The Oldwick, N.J.-based rating firm said the nonadmitted carriers overall outperformed the property-casualty industry in underwriting and operating performance, but declining prices and more aggressive competition foretell deterioration in the bottom line as premium levels decline.
Last year the sector's direct premium written fell by 3.5 percent. It was the first decline since 1996, when the line was off by 0.4 percent.
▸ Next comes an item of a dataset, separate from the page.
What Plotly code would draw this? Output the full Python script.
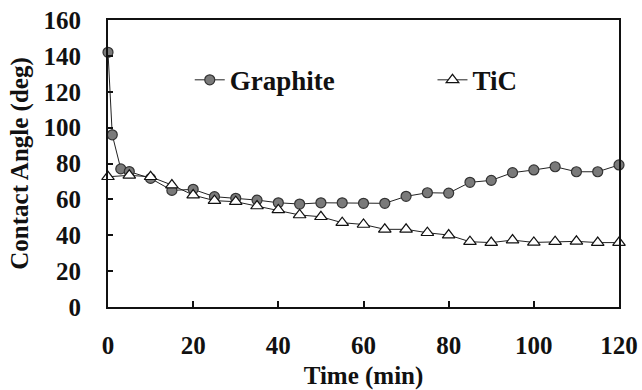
import plotly.graph_objects as go

graphite_t = [0, 1, 3, 5, 10, 15, 20, 25, 30, 35, 40, 45, 50, 55, 60, 65, 70, 75, 80, 85, 90, 95, 100, 105, 110, 115, 120]
graphite_v = [142, 96, 77, 75.5, 71.7, 65, 65.6, 61.5, 60.6, 59.6, 58.1, 57.4, 58.1, 58.1, 57.8, 57.8, 61.7, 63.7, 63.5, 69.5, 70.6, 74.9, 76.4, 78.2, 75.4, 75.4, 79.2]

tic_t = [0, 5, 10, 15, 20, 25, 30, 35, 40, 45, 50, 55, 60, 65, 70, 75, 80, 85, 90, 95, 100, 105, 110, 115, 120]
tic_v = [72.6, 73.4, 72.6, 68, 62.4, 59.3, 58.7, 56.3, 54.1, 51.3, 50.3, 47, 46, 43.3, 43.3, 41.4, 40.1, 36.4, 35.9, 37.3, 36.0, 36.4, 36.6, 35.9, 35.9]

x_ticks = [0, 20, 40, 60, 80, 100, 120]
y_ticks = [0, 20, 40, 60, 80, 100, 120, 140, 160]

FONT = "Liberation Serif"

fig = go.Figure()
fig.add_trace(go.Scatter(
    x=graphite_t, y=graphite_v, name="Graphite", mode="lines+markers",
    line=dict(color="#222222", width=1),
    marker=dict(symbol="circle", size=10, color="#7a7a7a", line=dict(color="#333333", width=1.2)),
    cliponaxis=False, legend="legend",
))
fig.add_trace(go.Scatter(
    x=tic_t, y=tic_v, name="TiC", mode="lines+markers",
    line=dict(color="#222222", width=1),
    marker=dict(symbol="triangle-up", size=11, color="white", line=dict(color="#111111", width=1.2)),
    cliponaxis=False, legend="legend2",
))

axis_font = dict(family=FONT, size=25, color="#111111", weight="bold")
leg_font = dict(family=FONT, size=27, color="#111111", weight="bold")

fig.update_layout(
    width=642, height=390,
    font=dict(family=FONT, color="#111111", weight="bold"),
    margin=dict(l=108, r=23, t=20, b=83),
    paper_bgcolor="white", plot_bgcolor="white",
    showlegend=True,
    legend=dict(x=0.16, y=0.79, xanchor="left", yanchor="middle",
                font=leg_font, bgcolor="rgba(0,0,0,0)", itemwidth=30),
    legend2=dict(x=0.635, y=0.79, xanchor="left", yanchor="middle",
                 font=leg_font, bgcolor="rgba(0,0,0,0)", itemwidth=30),
    xaxis=dict(
        range=[0, 120], tickvals=x_ticks, ticktext=[str(v) for v in x_ticks],
        ticks="inside", ticklen=6, tickwidth=2, tickcolor="#111111",
        showline=True, linecolor="#111111", linewidth=2, mirror=True,
        showgrid=False, zeroline=False, automargin=False,
        tickfont=axis_font, ticklabelstandoff=15,
        title=dict(text="Time (min)", font=axis_font, standoff=12),
    ),
    yaxis=dict(
        range=[0, 160], tickvals=y_ticks, ticktext=[str(v) for v in y_ticks],
        ticks="inside", ticklen=5, tickwidth=2, tickcolor="#111111",
        showline=True, linecolor="#111111", linewidth=2, mirror=True,
        showgrid=False, zeroline=False, automargin=False,
        tickfont=axis_font, ticklabelstandoff=20,
        title=dict(text="Contact Angle (deg)", font=axis_font, standoff=8),
    ),
)

fig.write_html("out.html")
The p-c market during 2007 eked out a 0.5 percent gain in direct premium written.
Best said without the arrival of a major catastrophe that halts the "incursion of standard market insurers and the new offshore market, the surplus lines industry's market share is expected to continue decreasing over the near term."
The firm added that a high level of surplus line company merger and acquisition activity is expected to continue near term.
Its analysis found that surplus lines after-tax return on equity--a measure of after-tax profitability from underwriting and investment activity--was a "still solid" 12.4 percent in 2007 compared to 15.05 percent at year-end 2006.
Examining net premiums written by professional surplus lines insurers, which fell 8.7 percent in 2007, Best said the impact of the softening market was evident.
Best noted that for the fourth consecutive year, in 2007, surplus lines recorded no insolvencies, compared with four impairments for the admitted property-casualty industry.
Best reported that the top three surplus lines groups were unchanged from 2006: American International Group, Lloyd's and Zurich Financial Service Group.
The rating firm noted that on the legislative and regulatory front an interstate compact designed to solve the surplus lines multistate tax and compliance problems was completed this year, as Congress considered the Nonadmitted and Reinsurance Reform Act, a measure backed by the surplus lines industry.